Friday, May 7, 2010

Ciência perdida

O MCTES faz de forma recorrente anúncios de mais bolsas, mais incentivos, mais planos e projectos, mais aberturas de iniciativas, em suma, maior disponibilização de verbas para que se faça mais investigação em Portugal. Faz estes anúncios dando sempre a entender de que mais é melhor, e que agora sim, estaremos no bom caminho para o desenvolvimento científico nacional. Traçam-se objectivos e definem-se metas, sem que se avaliem conveniente e publicamente o sucesso de iniciativas anteriores. Confesso que a mim me faz alguma confusão, já para nem dizer que me repugna, o facto de se fazerem anúncios avulsos, sem uma ulterior definição de uma política para o sector, e sem se fazer um esforço apurado dos resultados dos programas anteriormente anunciados e implementados. Parece que tudo se faz aos solavancos, de forma desgarrada, sem nunca se conseguir exactamente acertar no cerne da questão. E estes anúncios vão surgindo, de forma consistente e sistemática, sem que haja um aumento nem da qualidade, nem tão pouco do impacto da Ciência no bem-estar dos cidadãos e das empresas. Inutilmente, portanto.

Eu creio que este problema da desustruturação da política científica nacional decorre de um erro que se comete de forma contínua.
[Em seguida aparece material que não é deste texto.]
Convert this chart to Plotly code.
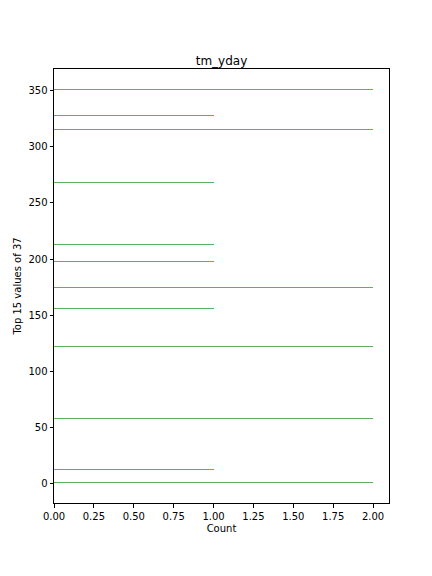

Não se fala com quem se deve, nem nunca se define uma série de parceiros com quem se discuta. Quando a questão é a definição de vencimentos, salários e bolsas, tão pouco há discussões com parceiros sociais. Não há uma organização que de uma forma concreta represente os bolseiros, por exemplo, e as discussões com sindicatos do ensino superior não abarcam os cientistas. Em relação à definição das políticas científicas, as discussões com o Conselho dos Laboratórios Associados está inquinada à nascença. As direcções dos LAs são tudo menos 100% democráticas, e representam na maioria das vezes as ambições pessoais dos seus constituintes, não resultando portanto da vontade expressa dos membros dos próprios LAs. Assim, e quando as necessidades destes são criadas, são automaticamente transformadas em "necessidades reais da ciência nacional e de resolução premente", e são resolvidas. São necessiudades-umbigo travestidas de de "interesse nacional". Não há nenhum forum de discussão, objectivo, crítico e válido, sem estar inquinado pelos egoísmos mesquinhos e habitado por quintas e quintais da maioria das vacas sagradas que compõem a entourage científica do Ministério. É fácil ver quem é "considerado": quem surge em programas de televisão de forma sistemática (4XCiência é um excelente exemplo, pela RTP, pago por todos nós, e em que habitam as mais estranhas e incompetentes criaturas da nossa praça), os júris, as comissões de honra, os mandatários para a Ciência das mais variadas candidaturas, os supostos peritos que vendem as baboseiras nos noticários, os vaidosos dos eventos científico-sociais, os colunáveis dos prémios da ciência, enfim, toda este conjunto de gente para quem a actividade científica é um trampolim de ascensão social. A ciência-chique. E no meio disto tudo, anda a verdadeira Ciência perdida, anda o dinheiro a ser gasto e as oportunidades a se perderem.

Por mais que se anuncie dinheiro, como investimento ou como despesa, não será nunca possível manter um rumo com mão segura, se não se sabe para onde dirigir a nau. E não serão as paredes dos gabinetes ministeriais interlocutores à altura de qualquer ministro da Ciência, Tecnologia e Ensino Superior. Criem-se plataformas de investigadores desalinhados, independentes, criteriosos e honestos, e logo a direcção será clara. Mas investigadores sem pedigree, porque os puro-sangues preferem os ares condicionados dos salões de baile pagos pelo erário público. Gaste-se menos em caviar e marketing, e mais em equipamentos, bolsas, químicos e estágios e ganharemos todos. Sem qualquer dúvida.